Augmented intelligence for ITOps

This layer focusses on finding creative ways of human-machine interaction such that AI-driven insights can make the best use of human intuition and experience. The advances in generative AI have accelerated the development of this layer. Generative AI can transform the human-in-the-loop experience of the first mile and the last-mile of autonomous IT operations.
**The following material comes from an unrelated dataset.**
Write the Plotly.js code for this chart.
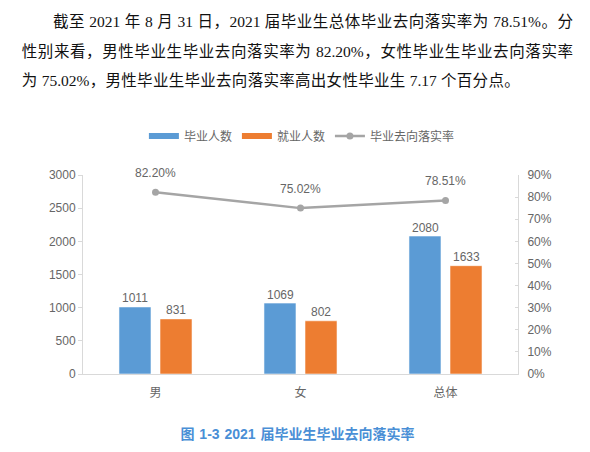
<!DOCTYPE html>
<html lang="zh-CN">
<head>
<meta charset="utf-8">
<script src="https://cdn.plot.ly/plotly-3.0.1.min.js"></script>
<style>
  html, body { margin: 0; padding: 0; background: #fff; }
  #wrap { position: relative; width: 590px; height: 452px; overflow: hidden; }
  #chart { position: absolute; left: 0; top: 0; width: 590px; height: 452px; }
  .ln {
    position: absolute; white-space: nowrap; color: #111;
    font-family: "Liberation Serif", "Noto Sans CJK SC", serif;
    font-size: 15.5px; line-height: 29.5px; height: 29.5px;
  }
  .just { text-align: justify; text-align-last: justify; }
  #cap {
    position: absolute; left: 0; top: 424px; width: 595px; text-align: center;
    font-family: "Liberation Sans", "Noto Sans CJK SC", sans-serif;
    font-weight: bold; font-size: 14px; line-height: 20px; color: #4a8fd6;
    word-spacing: 1px;
  }
</style>
</head>
<body>
<div id="wrap">
  <div id="chart"></div>
  <div class="ln just" style="left:53px;top:7px;width:520px">截至 2021 年 8 月 31 日，2021 届毕业生总体毕业去向落实率为 78.51%。分</div>
  <div class="ln just" style="left:21.7px;top:36.7px;width:551.3px">性别来看，男性毕业生毕业去向落实率为 82.20%，女性毕业生毕业去向落实率</div>
  <div class="ln just" style="left:21.7px;top:66px;width:498px">为 75.02%，男性毕业生毕业去向落实率高出女性毕业生 7.17 个百分点。</div>
  <div id="cap">图 1-3 2021 届毕业生毕业去向落实率</div>
</div>
<script>
'use strict';

// data
const categories = ['男', '女', '总体'];
const graduates = [1011, 1069, 2080];
const employed = [831, 802, 1633];
const rate = [0.8220, 0.7502, 0.7851];
const seriesNames = ['毕业人数', '就业人数', '毕业去向落实率'];

const BLUE = '#5B9BD5', ORANGE = '#ED7D31', GREY = '#A5A5A5';
const TXT = '#666666', AXIS = '#d9d9d9';
const FONT = '"Liberation Sans", "Noto Sans CJK SC", sans-serif';

const barLine = { color: 'rgba(255,255,255,0.55)', width: 1 };

const traces = [
  { type: 'bar', x: categories, y: graduates, name: seriesNames[0], marker: { color: BLUE, line: barLine }, showlegend: false, hoverinfo: 'x+y' },
  { type: 'bar', x: categories, y: employed, name: seriesNames[1], marker: { color: ORANGE, line: barLine }, showlegend: false, hoverinfo: 'x+y' },
  // legend-only swatches so the legend shows flat bars like the original
  { type: 'scatter', x: [null], y: [null], mode: 'lines', name: seriesNames[0], line: { color: BLUE, width: 6 }, hoverinfo: 'skip' },
  { type: 'scatter', x: [null], y: [null], mode: 'lines', name: seriesNames[1], line: { color: ORANGE, width: 6 }, hoverinfo: 'skip' },
  { type: 'scatter', x: categories, y: rate, yaxis: 'y2', name: seriesNames[2], mode: 'lines+markers',
    line: { color: GREY, width: 2.5 }, marker: { color: GREY, size: 7 }, cliponaxis: false, hoverinfo: 'x+y' }
];

// data labels
const annotations = [];
const lblFont = { family: FONT, size: 12, color: TXT };
categories.forEach((c, i) => {
  annotations.push({ x: c, y: graduates[i], xref: 'x', yref: 'y', text: String(graduates[i]), showarrow: false, xshift: -20.5, yshift: 8.5, yanchor: 'middle', font: lblFont });
  annotations.push({ x: c, y: employed[i], xref: 'x', yref: 'y', text: String(employed[i]), showarrow: false, xshift: 20.5, yshift: 8.5, yanchor: 'middle', font: lblFont });
  annotations.push({ x: c, y: rate[i], xref: 'x', yref: 'y2', text: (rate[i] * 100).toFixed(2) + '%', showarrow: false, yshift: 19.5, yanchor: 'middle', font: lblFont });
});

const layout = {
  width: 590, height: 452,
  margin: { l: 82.5, r: 72.3, t: 175, b: 78 },
  paper_bgcolor: 'rgba(0,0,0,0)', plot_bgcolor: 'rgba(0,0,0,0)',
  font: { family: FONT, size: 12, color: TXT },
  barmode: 'group', bargap: 0.434, bargroupgap: 0.22,
  showlegend: true,
  legend: { orientation: 'h', x: 0.14, xanchor: 'left', y: 1.196, yanchor: 'middle', font: { family: FONT, size: 12, color: TXT }, itemwidth: 30, bgcolor: 'rgba(0,0,0,0)' },
  xaxis: { type: 'category', showline: true, linecolor: AXIS, linewidth: 1, ticks: '', showgrid: false, zeroline: false, ticklabelstandoff: 8, tickfont: { size: 12, color: TXT } },
  yaxis: { range: [0, 3000], dtick: 500, showline: true, linecolor: AXIS, linewidth: 1, ticks: 'outside', ticklen: 4, tickcolor: AXIS, showgrid: false, zeroline: false, tickfont: { size: 12, color: TXT } },
  yaxis2: { overlaying: 'y', side: 'right', range: [0, 0.9], dtick: 0.1, tickformat: '.0%', showline: true, linecolor: AXIS, linewidth: 1, ticks: 'inside', ticklen: 3, tickcolor: AXIS, showgrid: false, zeroline: false, ticklabelstandoff: 6, tickfont: { size: 12, color: TXT } },
  annotations
};

Plotly.newPlot('chart', traces, layout, { displayModeBar: false, responsive: false });
</script>
</body>
</html>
• Knowledge Accelerator: The first mile of autonomous IT operations relies on comprehensive knowledge for modeling IT operations. GenAI can transform this first mile process by creating a knowledge accelerator to capture enterprise context and generate automation scripts for various operations such as resource provisioning, service configurations, patch management, and so on. This allows us to easily adapt to technological changes and accelerate the automation of lifecycle-specific service operations.
• AI Assist: The last mile of autonomous IT operations requires human involvement to validate actions, guide in case of exceptions, and to consume insights for continuous improvements. GenAI can transform this last mile by creating an intelligent assistant to drive intelligent conversations. It leverages GenAI’s ability to understand language, capture user context, and learn from feedback. As a result, the analytics insights can be consumed in a much simpler and intuitive way, leading to a higher AI adoption, faster incident resolutions, and proactive problem management.

AIOps use cases in IT:

AI has a lot to offer in the space of AIOps. AI opportunities are present in various use cases such as event management, incident management, performance and capacity management, transformation planning, and many more. However, most organizations lack a systematic journey to operationalize AI. This layer addresses this problem by creating AI-powered use cases for IT operations. These use cases can be broadly grouped into four categories:

• Understand the behavior: These use cases focus on baselining the normal behavior of the system. The use cases detect trends, patterns, changes, anomalies, and problem signatures. They form the basis of advanced analysis such as localizing root cause of incidents, predicting future events, assessing impact of change, and so on.
• Derive systemic insights: These use cases focus on deriving systemic insights with specific focus such as capacity analysis, risk assessment, change management, and so on .
• Operationalize insights: These use cases operationalize the insights derived from historical behavior for specific operations such as event management and incident management.
• Drive transformation: These use cases leverage the predictive and prescriptive capabilities to predict future behavior, plan for change, and drive transformation plans.

Conclusion

AI has lots to offer to enterprise IT operations. However, harnessing the real power of AI requires addressing various rubber-meets-the-road challenges. It cannot just improve the efficiency and effectiveness of the AIOps solution, but it can also help drive transformation strategies with the adoption by the business teams. This technology holds great potential and hence demands continuous exploration with ethical use and responsible development.